Give Light ~ United Methodists face changes ~

71
Frances Stebbins
Correspondent
{This is a memory from the six decades the author has spent writing about faith communities in daily, weekly and monthly news publications covering the western third of Virginia.}

 

The issue of acceptance of gay or transgendered persons as ordained ministers has increasingly affected American denominations over the past 20 years. Now the United Methodist Church, which next to the Baptist, attracts the largest number of members in these parts, is facing a planned split over the issue.

My word “planned” is significant. Churches often split over the way theology is interpreted or, more likely, over changes in culture such as sexual orientation. A group of members get together, expresses their displeasure with the way something is going and rally around a minister. They find a meeting place, circulate news of the break and are in business.

Two that come to mind are Church of the Holy Spirit and Shenandoah Baptist, both of which date from more than 40 years ago.

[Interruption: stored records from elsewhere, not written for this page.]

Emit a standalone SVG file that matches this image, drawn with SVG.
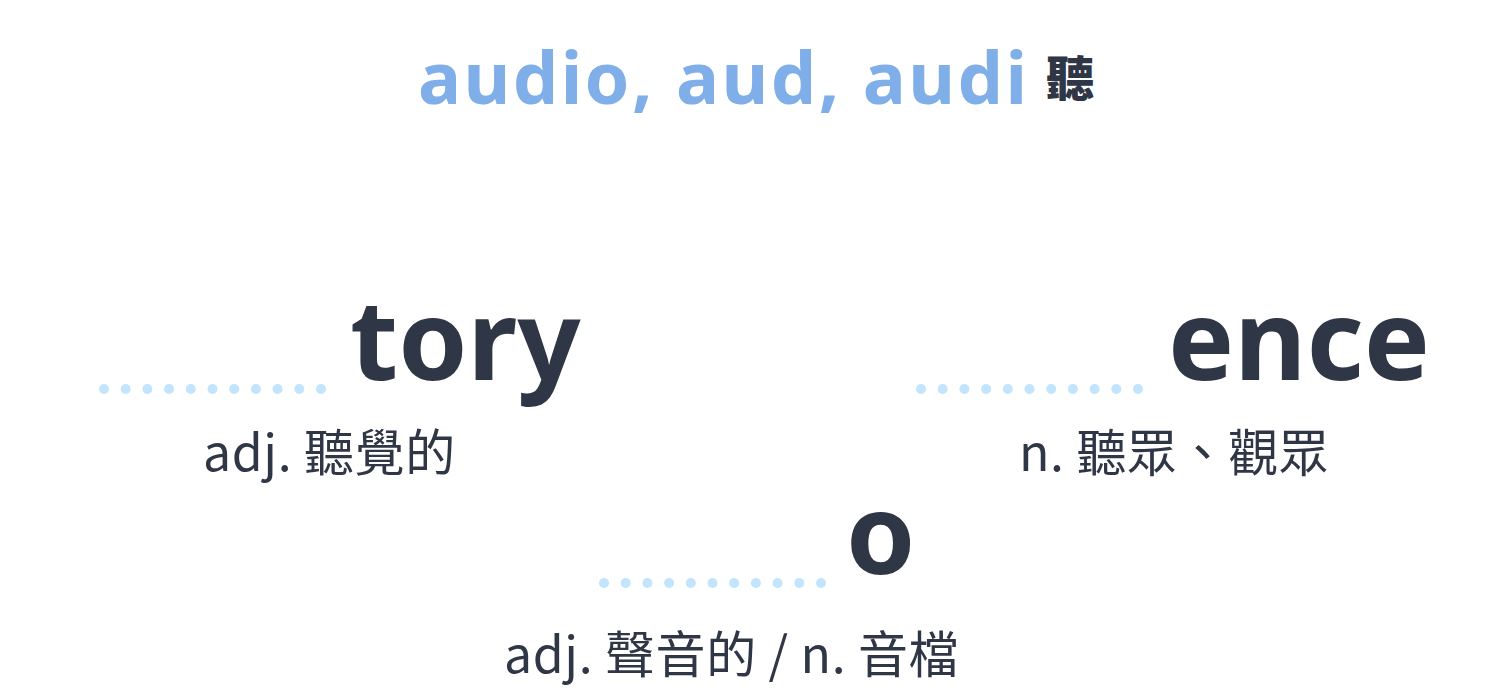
<svg xmlns="http://www.w3.org/2000/svg" width="1500" height="688" viewBox="0 0 1500 688">
<style>
.title{font-family:"Noto Sans","Noto Sans CJK TC",sans-serif;font-weight:700;fill:#7FAEE8;font-size:72px}
.han{font-family:"Noto Sans CJK TC",sans-serif;font-weight:900;fill:#2F3645;font-size:48px}
.part{font-family:"Noto Sans","Noto Sans CJK TC",sans-serif;font-weight:700;fill:#2F3645;font-size:111px}
.def{font-family:"Noto Sans CJK TC",sans-serif;fill:#2F3645;font-size:50px;letter-spacing:0.6px}
.dot{fill:#C2E4FD}
</style>
<rect width="1500" height="688" fill="#FFFFFF"/>
<defs>
<g id="dots">
<circle cx="0" cy="0" r="5" class="dot"/><circle cx="21.7" cy="0" r="5" class="dot"/><circle cx="43.4" cy="0" r="5" class="dot"/><circle cx="65.1" cy="0" r="5" class="dot"/><circle cx="86.8" cy="0" r="5" class="dot"/><circle cx="108.5" cy="0" r="5" class="dot"/><circle cx="130.2" cy="0" r="5" class="dot"/><circle cx="151.9" cy="0" r="5" class="dot"/><circle cx="173.6" cy="0" r="5" class="dot"/><circle cx="195.3" cy="0" r="5" class="dot"/><circle cx="217" cy="0" r="5" class="dot"/>
</g>
</defs>
<g id="root">
<text x="418" y="104" class="title" textLength="609" lengthAdjust="spacing">audio, aud, audi</text>
<text x="1046" y="96" class="han">聽</text>
</g>
<g id="connectors">
<use href="#dots" x="104" y="389"/>
<use href="#dots" x="921" y="389"/>
<use href="#dots" x="604" y="583"/>
</g>
<g id="node-tory">
<text x="350" y="380" class="part">tory</text>
<text x="203" y="471" class="def">adj. 聽覺的</text>
</g>
<g id="node-ence">
<text x="1168" y="380" class="part">ence</text>
<text x="1019" y="471" class="def">n. 聽眾、觀眾</text>
</g>
<g id="node-o">
<text x="846" y="574" class="part">o</text>
<text x="504" y="673" class="def">adj. 聲音的 / n. 音檔</text>
</g>
</svg>
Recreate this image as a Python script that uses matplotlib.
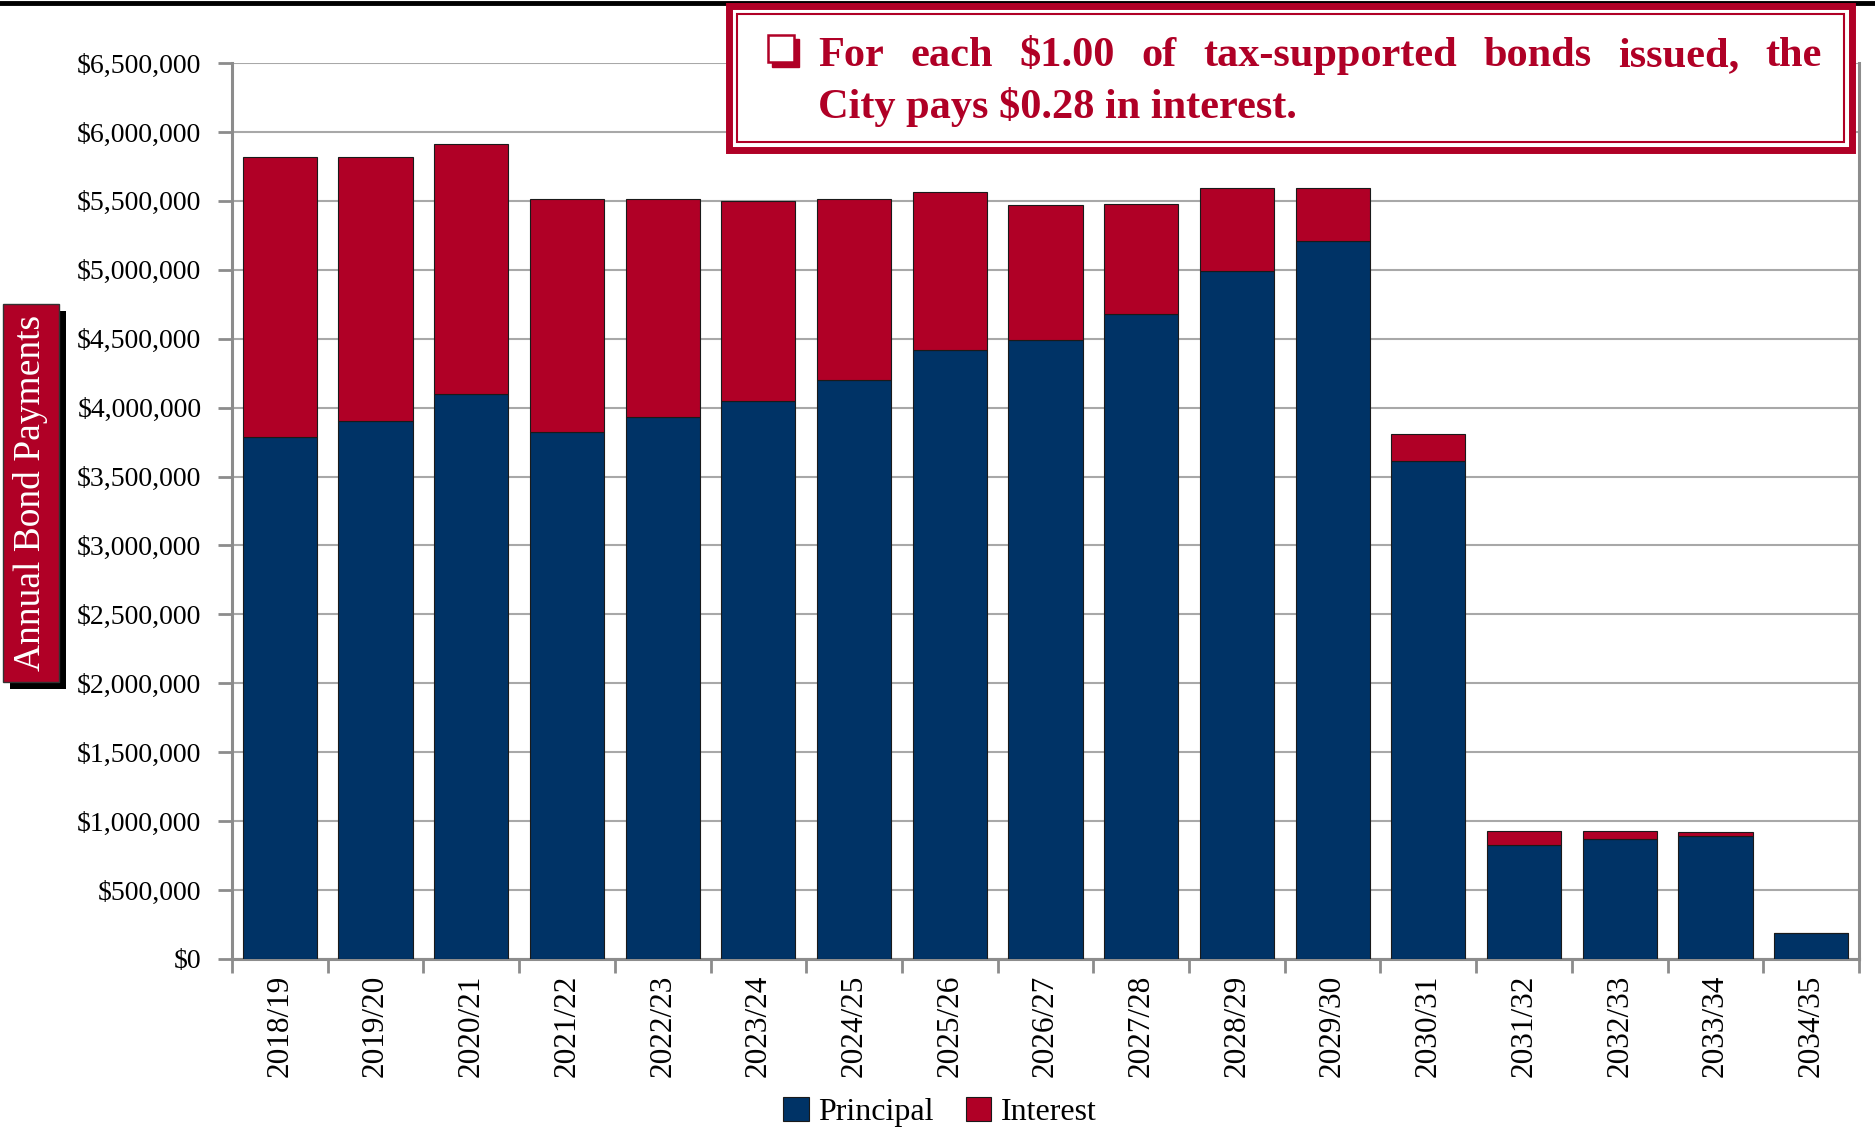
import matplotlib.pyplot as plt
import matplotlib.patheffects as pe
from matplotlib.patches import Rectangle, Patch
from matplotlib.lines import Line2D
from matplotlib.ticker import FuncFormatter, MultipleLocator
import numpy as np

years = ["2018/19", "2019/20", "2020/21", "2021/22", "2022/23", "2023/24",
         "2024/25", "2025/26", "2026/27", "2027/28", "2028/29", "2029/30",
         "2030/31", "2031/32", "2032/33", "2033/34", "2034/35"]
principal = [3.79e6, 3.90e6, 4.10e6, 3.82e6, 3.93e6, 4.05e6, 4.20e6, 4.42e6,
             4.49e6, 4.68e6, 4.99e6, 5.21e6, 3.61e6, 0.825e6, 0.867e6, 0.893e6,
             0.185e6]
total = [5.82e6, 5.82e6, 5.91e6, 5.51e6, 5.51e6, 5.50e6, 5.51e6, 5.565e6,
         5.47e6, 5.475e6, 5.59e6, 5.59e6, 3.805e6, 0.925e6, 0.928e6, 0.922e6,
         0.19e6]
interest = [t - p for t, p in zip(total, principal)]

navy = "#003366"
crimson = "#B00026"
W, H = 1875, 1134
serif = ["Liberation Serif", "DejaVu Serif"]

plt.rcParams["font.family"] = serif

def fx(px):
    return px / W

def fy(py):
    return 1 - py / H

def fig_rect(x0, y0, x1, y1, **kw):
    # rectangle given in pixel coords of the picture (y going down)
    return Rectangle((fx(x0), fy(y1)), fx(x1) - fx(x0), fy(y0) - fy(y1),
                     transform=fig.transFigure, **kw)

fig = plt.figure(figsize=(W / 100, H / 100), dpi=100)
ax = fig.add_axes([fx(232), fy(959), fx(1859) - fx(232), fy(63) - fy(959)])

x = np.arange(len(years))
ax.bar(x, principal, 0.775, color=navy, edgecolor="#1a1a1a", linewidth=0.8, zorder=3)
ax.bar(x, interest, 0.775, bottom=principal, color=crimson, edgecolor="#1a1a1a",
       linewidth=0.8, zorder=3)

ax.set_xlim(-0.5, len(years) - 0.5)
ax.set_ylim(0, 6.5e6)
ax.yaxis.set_major_locator(MultipleLocator(5e5))
ax.yaxis.set_major_formatter(FuncFormatter(lambda v, p: f"${v:,.0f}"))
ax.set_xticks(x, years, rotation=90)
ax.set_xticks(np.arange(-0.5, len(years)), minor=True)
ax.tick_params(axis="x", which="major", length=0, pad=11, labelsize=22.5)
ax.tick_params(axis="x", which="minor", length=10, width=2, color="#8c8c8c")
ax.tick_params(axis="y", length=10, width=2, color="#8c8c8c", pad=12, labelsize=20)

ax.yaxis.grid(True, color="#a8a8a8", linewidth=1.5)
ax.set_axisbelow(True)
for side in ["left", "bottom", "right"]:
    ax.spines[side].set_color("#8c8c8c")
    ax.spines[side].set_linewidth(2.2)
ax.spines["top"].set_visible(False)

# y label in a red box with black shadow
yl = fig.text(fx(31), fy(493), "Annual Bond Payments", rotation=90, color="white",
              fontsize=27, ha="center", va="center",
              bbox=dict(boxstyle="square,pad=0.28", facecolor=crimson,
                        edgecolor="#333333", linewidth=1))
yl.get_bbox_patch().set_path_effects([
    pe.SimplePatchShadow(offset=(5, -5), shadow_rgbFace="black", alpha=1),
    pe.Normal()])

# black rule along the top
fig.add_artist(Line2D([0, 1], [fy(3), fy(3)], color="black", linewidth=3.5,
                      transform=fig.transFigure))

# callout box with double border
fig.add_artist(fig_rect(729, 6, 1852, 150, facecolor="white", edgecolor=crimson,
                        linewidth=5, zorder=5))
fig.add_artist(fig_rect(737, 14, 1844, 142, facecolor="none", edgecolor=crimson,
                        linewidth=1.5, zorder=6))

# check box bullet with shadow
fig.add_artist(fig_rect(772, 39, 799, 67, facecolor=crimson, edgecolor=crimson,
                        linewidth=1, zorder=7))
fig.add_artist(fig_rect(768, 35, 794, 62, facecolor="white", edgecolor=crimson,
                        linewidth=1.8, zorder=8))

# first line justified between left and right edges
words = "For each $1.00 of tax-supported bonds issued, the".split()
left, right = 818, 1822
renderer = fig.canvas.get_renderer()
arts = [fig.text(0, fy(66), w, color=crimson, fontsize=30.5, fontweight="bold",
                 va="baseline", ha="left", zorder=7) for w in words]
widths = [a.get_window_extent(renderer).width for a in arts]
gap = (right - left - sum(widths)) / (len(words) - 1)
pos = left
for a, w in zip(arts, widths):
    a.set_x(fx(pos))
    pos += w + gap
fig.text(fx(left), fy(118), "City pays $0.28 in interest.", color=crimson,
         fontsize=30.5, fontweight="bold", va="baseline", ha="left", zorder=7)

handles = [Patch(facecolor=navy, edgecolor="#1a1a1a", linewidth=0.8, label="Principal"),
           Patch(facecolor=crimson, edgecolor="#1a1a1a", linewidth=0.8, label="Interest")]
fig.legend(handles=handles, loc="center", bbox_to_anchor=(fx(940), fy(1112)),
           ncol=2, frameon=False, fontsize=23, handlelength=0.8, handleheight=0.8,
           columnspacing=1.0, handletextpad=0.3)

fig.savefig("out.png", dpi=100)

For many years, the “discipline” or rules of the United Methodist denomination has contained a statement that forbids a gay/transgendered person from serving as a minister.

This rule became a local issue when the Rev. Joe Cobb, an ordained United Methodist and married to a woman, was assigned to a Roanoke congregation. He went public on his dilemma, the couple divorced, Cobb left the Methodists and became pastor of the Metropolitan Community Church which had been established in Southeast Roanoke and for several years had a female pastor.

A few years later, Cobb gave up that pastorate but remained an activist for gay acceptance. He now serves as vice-mayor of the City of Roanoke.

Related to the United Methodist vote on the national level, which is scheduled to come before the conference May 5-15, the Rev. Douglas Paysour of Windsor Hills United Methodist in Southwest Roanoke pointed out to his congregation that the possibility of a formal division is not inevitable. It is only one of several ways of trying to reconcile the issue which church-watchers have recognized as being around for many years. If a formal division should come about, one group would hold to the present rule which clearly forbids an ordained United Methodist from living in an openly gay lifestyle or performing a marriage for two people of the same sex. The other group, which some pastors locally seemingly support, would ease the restrictions .

Looking through my United Methodist files for the past several decades, I discovered a number of memorable happenings besides the continuing struggle over gay ordination.

  • “The Virginia Methodist Advocate,” a news magazine issued from Richmond for members in parishes throughout all of the Commonwealth, except the area west of the New River, was filled with columns , people and events . I knew several of its editors. Like other print publications, it’s been reduced in recent years and moved to online. Still, it came as a shock to learn of its disappearance in print at the beginning of this year
  • The church Joe Cobb once served, Belmont United Methodist near the former East End railroad shops, is long gone. Its last pastor, the Rev. Sam McPhail, was creative and energetic and realized the potential for growth in the developing Smith Mountain Lake retirement community a few miles to the southeast. In 1999, a clipping reveals, he brought to the area the contemporary Lutheran composer, Marty Haugen, for a conference on updated liturgical music, some of which is now sung from the revised hymnals issued late in the last century by most major denominations.
  • The number of openly gay clergy is increasing. I know of the Rev. Alex Richardson, pastor of the Unitarian-Universalist Church of Roanoke, as well as Cobb. Recently, the female rabbi of historic Beth Israel Synagogue, Jama Purser, revealed at a talk at my Salem church that she is gay. It wasn’t an issue with Purser; she was speaking on some Jewish distinctives such as dietary practices and holy days, but in a congregation defined as “conservative,” being both female and openly gay represents a major change.
  • Finally, mention of the death of the Rev. Dr. R. Kern Eutsler at the age of 100 brought back memories of the charming and capable man who served South Roanoke Methodist Church from 1960-1965. Eutsler, who eventually became a bishop in the Holston Conference covering Southwest Virginia, was a leader in the Roanoke Ministers Conference in the troubled days of church folk adjusting to racial integration, anti-war protests, the Lyndon Johnson “war on poverty” and acceptance of faith minorities. In his day “United” hadn’t been added to the name, for First Evangelical United Brethren Church still stood near Wasena Bridge. It would not lose its German Methodist identity for another five years.